1/ Community ownership: “Long term” multi-year funding (>24 months) was a key factor in supporting substantial advances in community ownership and management of WASH services in a challenging operating environment (central Rakhine IDP camps)
2/ Capacity development: “Medium term” multi-year funding (12-24 months) was effective in supporting a structured process of local NGO capacity development (mostly evidenced in Kachin/NSS). It was crucial to maintain coordination with other capacity building providers for this funding to be effective.
3/ Programme quality: Multi-year funding of any duration (12 months or more) helped implementing agencies build programme quality and led to administrative and operational cost savings in comparison to typical short term humanitarian funding.
4/ Sustainability & resilience: A contextualised strategy framework for WASH programming was helpful in guiding HARP-F support to partners, HARP-F funding decisions and HARP-F partner planning. It outlined relevant approaches to sustainability and resilience for the key operating contexts in Rakhine and Kachin States.

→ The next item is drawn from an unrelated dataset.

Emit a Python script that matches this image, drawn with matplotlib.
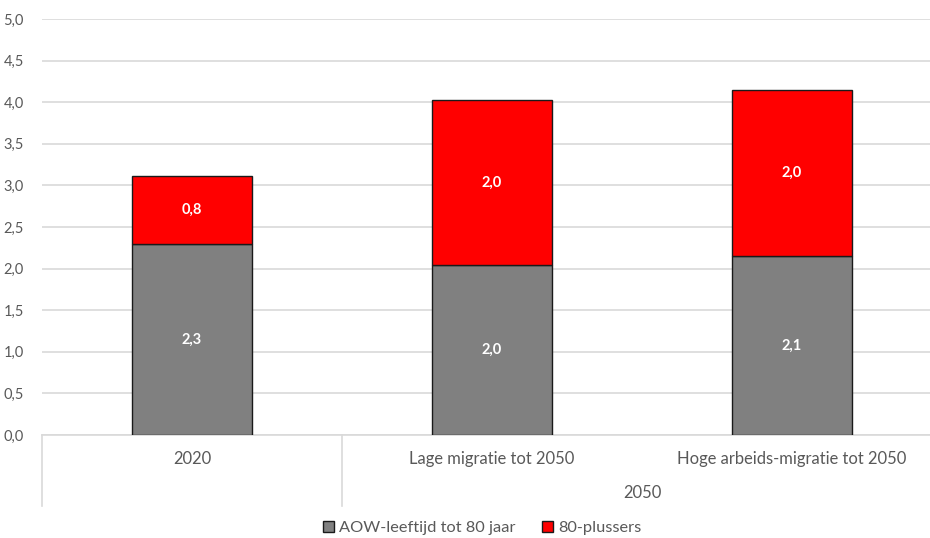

5/ Funding gap risk: HARP-F recognised the difficulty that a funding gap would present for local NGOs and tried to mitigate the risk of this happening. Given the effort invested by HARP-F and partners in LNGO capacity development it was crucial that HARP-F found ways to ensure sustained funding for local NGOs working in a protracted crisis.
6/ Better M&E: The M&E approach needed to be better at capturing outcomes and learning. There would be increased benefit from multi-year funding, and stronger evidence for the future, if M&E approaches were designed to understand emerging long-term outcomes and learning. A results/outputs focused humanitarian M&E approach is not sufficient.
7/ Multi-year thinking: Multi-year thinking and planning was encouraged alongside multi-year funding. The HARP-F experience shows that multi-year funding is not the only tool that can support programme quality, efficiency and longer-term WASH outcomes. In a protracted crisis multi-year planning approaches should be encouraged at all levels.